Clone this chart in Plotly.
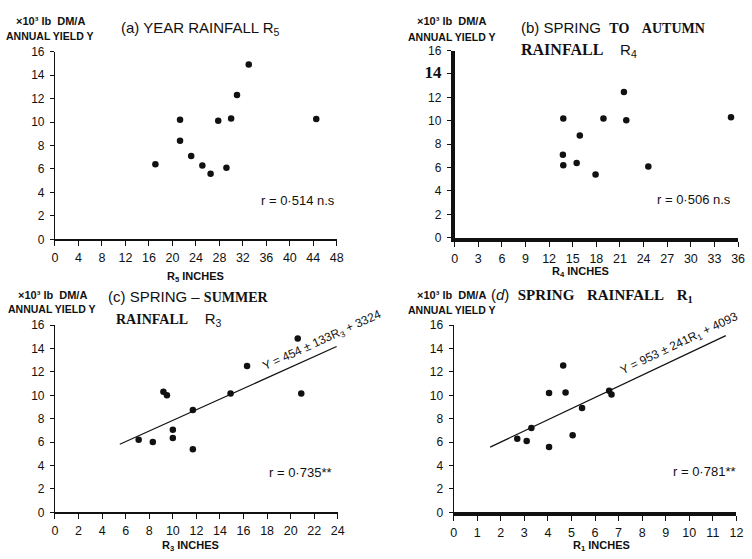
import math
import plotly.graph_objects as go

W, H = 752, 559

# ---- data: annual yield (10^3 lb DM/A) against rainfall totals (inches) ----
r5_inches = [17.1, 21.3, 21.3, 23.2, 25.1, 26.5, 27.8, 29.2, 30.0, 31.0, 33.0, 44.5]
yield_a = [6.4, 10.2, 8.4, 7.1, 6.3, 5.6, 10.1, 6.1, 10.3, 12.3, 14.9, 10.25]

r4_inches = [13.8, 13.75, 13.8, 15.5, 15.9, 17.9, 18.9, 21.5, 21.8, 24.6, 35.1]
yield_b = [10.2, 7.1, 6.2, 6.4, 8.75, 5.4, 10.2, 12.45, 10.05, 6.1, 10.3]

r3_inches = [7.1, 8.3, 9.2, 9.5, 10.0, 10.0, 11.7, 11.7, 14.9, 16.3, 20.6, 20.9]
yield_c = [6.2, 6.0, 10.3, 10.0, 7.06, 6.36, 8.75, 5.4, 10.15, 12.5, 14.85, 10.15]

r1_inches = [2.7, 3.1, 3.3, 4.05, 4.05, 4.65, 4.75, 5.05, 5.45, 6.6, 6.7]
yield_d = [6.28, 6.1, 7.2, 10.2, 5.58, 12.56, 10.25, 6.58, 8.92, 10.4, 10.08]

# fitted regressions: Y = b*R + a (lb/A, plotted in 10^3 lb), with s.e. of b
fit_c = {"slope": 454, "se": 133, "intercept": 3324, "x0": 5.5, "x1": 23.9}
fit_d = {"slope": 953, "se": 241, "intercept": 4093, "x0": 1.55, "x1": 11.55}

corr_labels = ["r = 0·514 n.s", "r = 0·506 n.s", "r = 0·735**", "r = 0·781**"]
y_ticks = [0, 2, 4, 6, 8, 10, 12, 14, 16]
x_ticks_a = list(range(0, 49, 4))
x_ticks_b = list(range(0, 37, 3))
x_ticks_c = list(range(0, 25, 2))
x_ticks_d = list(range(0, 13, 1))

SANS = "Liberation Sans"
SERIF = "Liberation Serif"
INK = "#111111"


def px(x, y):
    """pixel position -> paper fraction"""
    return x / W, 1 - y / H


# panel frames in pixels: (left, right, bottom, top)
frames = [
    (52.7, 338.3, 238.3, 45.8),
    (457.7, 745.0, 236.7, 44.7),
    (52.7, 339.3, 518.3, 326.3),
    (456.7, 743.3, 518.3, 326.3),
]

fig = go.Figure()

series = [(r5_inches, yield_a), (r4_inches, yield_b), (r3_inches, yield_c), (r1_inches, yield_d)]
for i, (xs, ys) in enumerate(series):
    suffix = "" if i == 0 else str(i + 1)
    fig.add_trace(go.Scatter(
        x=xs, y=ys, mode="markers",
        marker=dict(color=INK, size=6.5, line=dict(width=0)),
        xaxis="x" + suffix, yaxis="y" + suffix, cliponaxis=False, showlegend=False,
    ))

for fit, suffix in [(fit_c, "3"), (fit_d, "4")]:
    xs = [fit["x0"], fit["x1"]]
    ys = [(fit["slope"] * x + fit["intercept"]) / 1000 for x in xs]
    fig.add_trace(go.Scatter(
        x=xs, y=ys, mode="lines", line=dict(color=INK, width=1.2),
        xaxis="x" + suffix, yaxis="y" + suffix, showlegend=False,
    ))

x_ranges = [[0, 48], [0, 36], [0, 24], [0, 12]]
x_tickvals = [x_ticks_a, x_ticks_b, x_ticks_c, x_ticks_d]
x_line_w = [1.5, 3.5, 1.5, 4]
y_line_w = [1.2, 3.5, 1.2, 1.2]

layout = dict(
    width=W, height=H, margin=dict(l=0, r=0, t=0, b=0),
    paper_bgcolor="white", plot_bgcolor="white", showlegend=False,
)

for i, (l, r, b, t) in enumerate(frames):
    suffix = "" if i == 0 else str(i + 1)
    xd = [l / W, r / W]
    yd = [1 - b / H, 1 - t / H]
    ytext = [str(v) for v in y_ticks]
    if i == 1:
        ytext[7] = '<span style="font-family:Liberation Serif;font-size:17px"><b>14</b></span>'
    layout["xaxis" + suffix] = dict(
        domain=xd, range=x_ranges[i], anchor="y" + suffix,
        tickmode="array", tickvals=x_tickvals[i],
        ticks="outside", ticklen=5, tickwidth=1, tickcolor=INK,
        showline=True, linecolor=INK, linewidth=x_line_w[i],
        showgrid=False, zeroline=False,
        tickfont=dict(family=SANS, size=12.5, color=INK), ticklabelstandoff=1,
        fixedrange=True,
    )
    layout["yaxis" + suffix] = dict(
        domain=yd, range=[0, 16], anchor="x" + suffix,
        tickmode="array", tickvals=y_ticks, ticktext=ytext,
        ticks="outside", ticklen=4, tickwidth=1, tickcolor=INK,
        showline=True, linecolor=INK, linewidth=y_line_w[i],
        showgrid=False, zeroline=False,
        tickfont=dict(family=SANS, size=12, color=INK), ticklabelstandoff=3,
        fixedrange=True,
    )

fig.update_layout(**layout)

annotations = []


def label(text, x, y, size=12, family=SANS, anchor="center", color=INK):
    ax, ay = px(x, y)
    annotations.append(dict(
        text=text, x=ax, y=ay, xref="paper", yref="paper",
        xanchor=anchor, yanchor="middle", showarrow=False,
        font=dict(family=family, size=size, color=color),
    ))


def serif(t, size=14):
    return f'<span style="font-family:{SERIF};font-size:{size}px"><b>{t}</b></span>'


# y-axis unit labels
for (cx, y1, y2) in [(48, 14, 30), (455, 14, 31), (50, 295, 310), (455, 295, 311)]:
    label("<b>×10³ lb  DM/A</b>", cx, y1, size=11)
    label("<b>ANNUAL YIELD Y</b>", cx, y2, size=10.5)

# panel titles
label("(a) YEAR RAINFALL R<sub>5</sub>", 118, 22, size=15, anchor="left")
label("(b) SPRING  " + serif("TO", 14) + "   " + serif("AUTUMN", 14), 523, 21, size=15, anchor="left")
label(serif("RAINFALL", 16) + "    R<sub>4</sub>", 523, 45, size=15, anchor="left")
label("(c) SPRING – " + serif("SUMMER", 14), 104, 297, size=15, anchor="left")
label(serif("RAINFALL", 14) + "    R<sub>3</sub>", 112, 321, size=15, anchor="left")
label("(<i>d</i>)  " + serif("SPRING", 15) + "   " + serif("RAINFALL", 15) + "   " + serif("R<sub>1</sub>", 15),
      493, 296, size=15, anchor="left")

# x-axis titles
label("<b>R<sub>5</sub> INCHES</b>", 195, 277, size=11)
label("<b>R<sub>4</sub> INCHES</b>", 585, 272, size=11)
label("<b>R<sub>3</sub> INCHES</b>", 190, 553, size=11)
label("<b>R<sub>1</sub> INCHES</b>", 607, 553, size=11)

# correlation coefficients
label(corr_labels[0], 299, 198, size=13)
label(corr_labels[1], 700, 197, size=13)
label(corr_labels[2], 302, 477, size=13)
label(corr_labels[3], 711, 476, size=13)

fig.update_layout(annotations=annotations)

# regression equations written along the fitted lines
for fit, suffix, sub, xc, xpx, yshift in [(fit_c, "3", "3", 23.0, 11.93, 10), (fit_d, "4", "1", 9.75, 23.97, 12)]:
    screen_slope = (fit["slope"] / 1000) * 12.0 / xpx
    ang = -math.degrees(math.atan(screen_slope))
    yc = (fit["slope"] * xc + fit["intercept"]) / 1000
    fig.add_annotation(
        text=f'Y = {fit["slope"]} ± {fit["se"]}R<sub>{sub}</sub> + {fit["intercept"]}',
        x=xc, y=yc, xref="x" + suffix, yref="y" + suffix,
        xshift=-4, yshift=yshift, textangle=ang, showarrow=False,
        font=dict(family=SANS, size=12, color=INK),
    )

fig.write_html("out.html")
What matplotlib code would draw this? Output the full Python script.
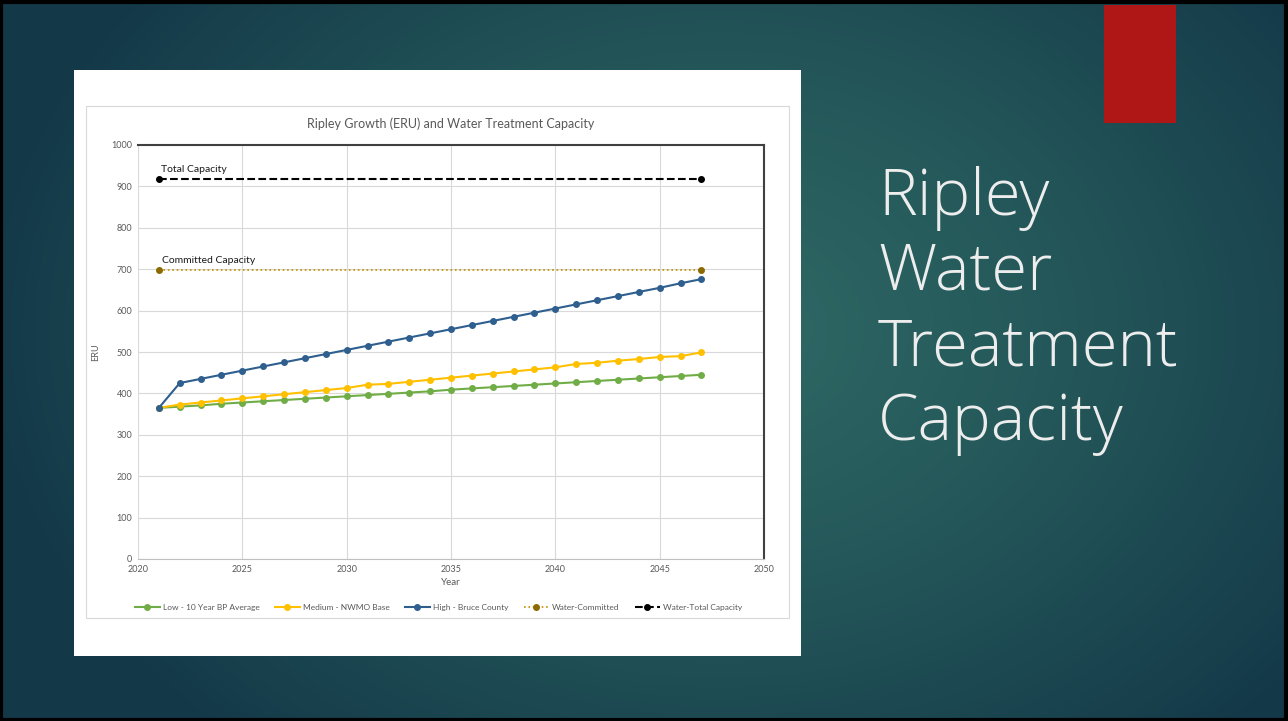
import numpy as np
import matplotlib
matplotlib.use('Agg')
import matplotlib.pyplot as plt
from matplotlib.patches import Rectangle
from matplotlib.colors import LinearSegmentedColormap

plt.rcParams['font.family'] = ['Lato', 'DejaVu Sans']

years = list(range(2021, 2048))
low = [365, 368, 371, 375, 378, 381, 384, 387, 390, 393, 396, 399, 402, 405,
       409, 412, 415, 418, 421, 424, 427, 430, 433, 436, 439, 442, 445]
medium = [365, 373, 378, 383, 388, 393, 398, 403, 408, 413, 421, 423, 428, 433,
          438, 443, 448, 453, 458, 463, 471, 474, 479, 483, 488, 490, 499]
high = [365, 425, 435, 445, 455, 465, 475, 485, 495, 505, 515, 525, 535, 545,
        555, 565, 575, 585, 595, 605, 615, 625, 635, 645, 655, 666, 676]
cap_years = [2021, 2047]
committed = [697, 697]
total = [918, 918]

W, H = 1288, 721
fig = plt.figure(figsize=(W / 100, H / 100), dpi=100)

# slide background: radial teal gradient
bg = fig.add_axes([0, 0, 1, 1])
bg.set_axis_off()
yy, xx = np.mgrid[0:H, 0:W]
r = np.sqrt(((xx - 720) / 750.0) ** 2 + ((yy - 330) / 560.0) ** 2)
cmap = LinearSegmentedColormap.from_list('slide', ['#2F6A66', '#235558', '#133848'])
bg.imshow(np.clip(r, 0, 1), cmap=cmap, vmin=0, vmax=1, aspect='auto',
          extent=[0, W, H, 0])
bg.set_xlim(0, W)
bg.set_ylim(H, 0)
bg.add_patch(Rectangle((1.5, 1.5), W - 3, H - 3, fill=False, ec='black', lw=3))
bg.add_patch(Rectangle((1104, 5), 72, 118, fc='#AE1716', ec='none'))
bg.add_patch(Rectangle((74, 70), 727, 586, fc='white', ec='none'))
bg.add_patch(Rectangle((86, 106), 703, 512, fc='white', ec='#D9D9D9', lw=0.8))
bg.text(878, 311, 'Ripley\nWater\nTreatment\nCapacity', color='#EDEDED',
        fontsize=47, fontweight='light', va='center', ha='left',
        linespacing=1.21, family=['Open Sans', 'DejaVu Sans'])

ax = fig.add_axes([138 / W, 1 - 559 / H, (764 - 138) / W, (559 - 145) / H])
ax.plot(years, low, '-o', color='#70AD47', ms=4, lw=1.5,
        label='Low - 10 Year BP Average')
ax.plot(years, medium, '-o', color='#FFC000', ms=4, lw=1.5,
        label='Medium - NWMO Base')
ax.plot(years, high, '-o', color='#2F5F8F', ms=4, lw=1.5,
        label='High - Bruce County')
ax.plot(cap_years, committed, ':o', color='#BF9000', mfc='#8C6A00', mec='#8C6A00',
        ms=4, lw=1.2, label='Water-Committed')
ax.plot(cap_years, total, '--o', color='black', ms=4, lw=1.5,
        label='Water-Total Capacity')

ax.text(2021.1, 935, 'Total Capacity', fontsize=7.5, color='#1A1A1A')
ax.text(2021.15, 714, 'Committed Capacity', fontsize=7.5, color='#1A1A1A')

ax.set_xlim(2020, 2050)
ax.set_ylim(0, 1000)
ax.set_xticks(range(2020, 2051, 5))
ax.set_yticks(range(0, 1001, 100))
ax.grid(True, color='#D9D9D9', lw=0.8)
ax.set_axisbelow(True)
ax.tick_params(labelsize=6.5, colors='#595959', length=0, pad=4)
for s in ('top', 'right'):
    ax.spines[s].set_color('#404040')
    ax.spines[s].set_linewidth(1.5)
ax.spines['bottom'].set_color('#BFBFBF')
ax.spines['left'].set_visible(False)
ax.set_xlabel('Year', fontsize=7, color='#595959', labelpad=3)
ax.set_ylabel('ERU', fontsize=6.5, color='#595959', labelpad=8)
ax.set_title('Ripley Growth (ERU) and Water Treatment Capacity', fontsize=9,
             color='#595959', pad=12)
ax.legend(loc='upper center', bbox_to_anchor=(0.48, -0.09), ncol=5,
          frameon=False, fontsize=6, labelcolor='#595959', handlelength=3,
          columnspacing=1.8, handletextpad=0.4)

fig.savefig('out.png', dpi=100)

────────────────────────────────────────

» **WHAT IS BEING ASKED**
Without the pictures, return the listing above from its first line through the line that has "12.3, 14.9, 10.25]".

» **TASK OUTPUT**
Clone this chart in Plotly.
import math
import plotly.graph_objects as go

W, H = 752, 559

# ---- data: annual yield (10^3 lb DM/A) against rainfall totals (inches) ----
r5_inches = [17.1, 21.3, 21.3, 23.2, 25.1, 26.5, 27.8, 29.2, 30.0, 31.0, 33.0, 44.5]
yield_a = [6.4, 10.2, 8.4, 7.1, 6.3, 5.6, 10.1, 6.1, 10.3, 12.3, 14.9, 10.25]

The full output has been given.